Art student victorious at Art Battle Kaley

Graphic by
Courtesy of Heather Callaway

Kaley Patterson
A&E Editor
@KaleyKayPatt

It’s no mystery that Cameron has some talented art students. Their art is displayed in multiple galleries across campus for all to admire. One in particular is senior studio art major Heather Callaway, who back in October won the first Arts Battle in Oklahoma.

The Arts Battle took place on Oct. 11 at the Great Plains Technology Center, which held competitions for painting and cooking portions. The artists had limited time to paint a new piece of work. The audience chose two winners from the first round to advance to the next.

Callaway made it to the final round and was the overall winner.

“So basically, it was just you against time,” Callaway said, “and you had to create this piece of art in 30 minutes while everyone was watching. It was a little intimidating.”

Students who competed were given an assortment of acrylic paints and a 20X20 canvas. For the first round, Callaway painted an abstract portrait of a cat. Callaway created something similar for the second round but used an elephant as her muse instead.

Callaway said she did six practice rounds the night before to get adjusted to painting in a 30 minute time frame.
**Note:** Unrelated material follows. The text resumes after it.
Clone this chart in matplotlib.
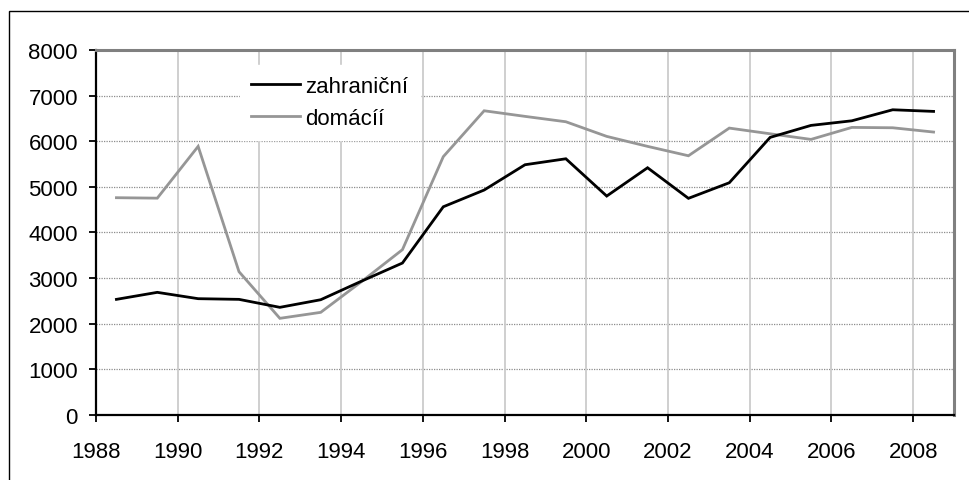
import matplotlib
matplotlib.use("Agg")
import matplotlib.pyplot as plt
from matplotlib.patches import Rectangle

plt.rcParams['font.family'] = ['Liberation Sans', 'DejaVu Sans']

years = list(range(1988, 2009))
zahranicni = [2530, 2684, 2545, 2530, 2355, 2522, 2930, 3327, 4561, 4928,
              5483, 5614, 4796, 5417, 4746, 5088, 6083, 6346, 6447, 6689, 6653]
domaci = [4760, 4750, 5886, 3137, 2114, 2245, 2920, 3620, 5660, 6667,
          6544, 6426, 6105, 5886, 5680, 6287, 6162, 6039, 6302, 6294, 6200]
labels = ["zahraniční", "domácíí"]
xticks = list(range(1988, 2009, 2))
yticks = list(range(0, 8001, 1000))

fig = plt.figure(figsize=(9.7, 4.81), dpi=100)
W, H = 970, 481
ax = fig.add_axes([96 / W, 1 - 415.7 / H, (954 - 96) / W, (415.7 - 51) / H])

# outer chart border (cropped at right/bottom)
fig.patches.append(Rectangle((9 / W, -0.1), 1.2, (H - 12) / H + 0.1,
                             transform=fig.transFigure, fill=False,
                             edgecolor='black', linewidth=1.0))

xs = [y + 0.5 for y in years]
ax.plot(xs, zahranicni, color='black', linewidth=2.0, label=labels[0],
        solid_joinstyle='miter', zorder=4)
ax.plot(xs, domaci, color='#969696', linewidth=2.0, label=labels[1],
        solid_joinstyle='miter', zorder=3)

ax.set_xlim(1988, 2009)
ax.set_ylim(0, 8000)
ax.set_xticks(xticks)
ax.set_yticks(yticks)
ax.tick_params(axis='both', labelsize=16, direction='out', length=5,
               width=1.3, color='black')
ax.tick_params(axis='x', pad=14)
ax.tick_params(axis='y', pad=8)

for v in yticks[1:-1]:
    ax.axhline(v, color='#8c8c8c', linewidth=0.9, linestyle=(0, (1, 1)), zorder=1)
for v in xticks[1:]:
    ax.axvline(v, color='#cccccc', linewidth=1.3, zorder=1)

for s in ['left', 'bottom']:
    ax.spines[s].set_color('black')
    ax.spines[s].set_linewidth(1.6)
for s in ['top', 'right']:
    ax.spines[s].set_color('#808080')
    ax.spines[s].set_linewidth(2.2)

leg = ax.legend(loc='upper left', bbox_to_anchor=((240 - 96) / (954 - 96), 1 - (66 - 51) / (415.7 - 51)),
                frameon=True, fontsize=16, handlelength=2.2, handletextpad=0.25,
                borderaxespad=0, borderpad=0.5, labelspacing=0.5,
                fancybox=False)
leg.get_frame().set_edgecolor('white')
leg.get_frame().set_facecolor('white')
leg.get_frame().set_alpha(1)
leg.set_zorder(5)

fig.savefig('out.png', dpi=100)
“I’m normally very slow at working,” Callaway said. “I do a type of glazing method, and it takes me a long time to paint, so I was like, ‘How am I going to paint in 30 minutes?’ I did a lot of practice runs.”

The fee for students to compete in the battle was $10, but Callaway won more than her money’s worth. The Great Plains Technology staff offered Callaway a booth at their fall fest, in which she did a live painting that was given away at the end of the night. Callaway also won a chance to have her own art show at the Lawton Community Theatre from Dec. 6-15.

Before becoming a painter, Callaway was a blacksmith with her late father. She mainly created metal roses and smaller items.

“We had a traveling blacksmith wagon we would take to places,” Callaway said. “We would set up at tractor shows and demonstrate.”

Callaway stepped away from metal working and now focuses on painting. This semester, Callaway started creating masks and incorporating them into her paintings “to create disturbing scenes.”

“I like surrealists’ type art,” Callaway said. “I’ve also been getting into hypo-realistic type paintings, and I’ve been getting into painting really fleshy type like things; right now I’m working on this dead bird. It’s sticking something in somebody’s face that they wouldn’t normally look at.”

After Callaway graduates, she anticipates attending graduate school and hopes to become a teacher at the collegiate level.

Some of Callaway’s pieces hang in the Inasmuch Art Gallery in the east foyer of the MCC. Callaway will also feature her art at the Senior Art Show at the end of the spring 2015 semester.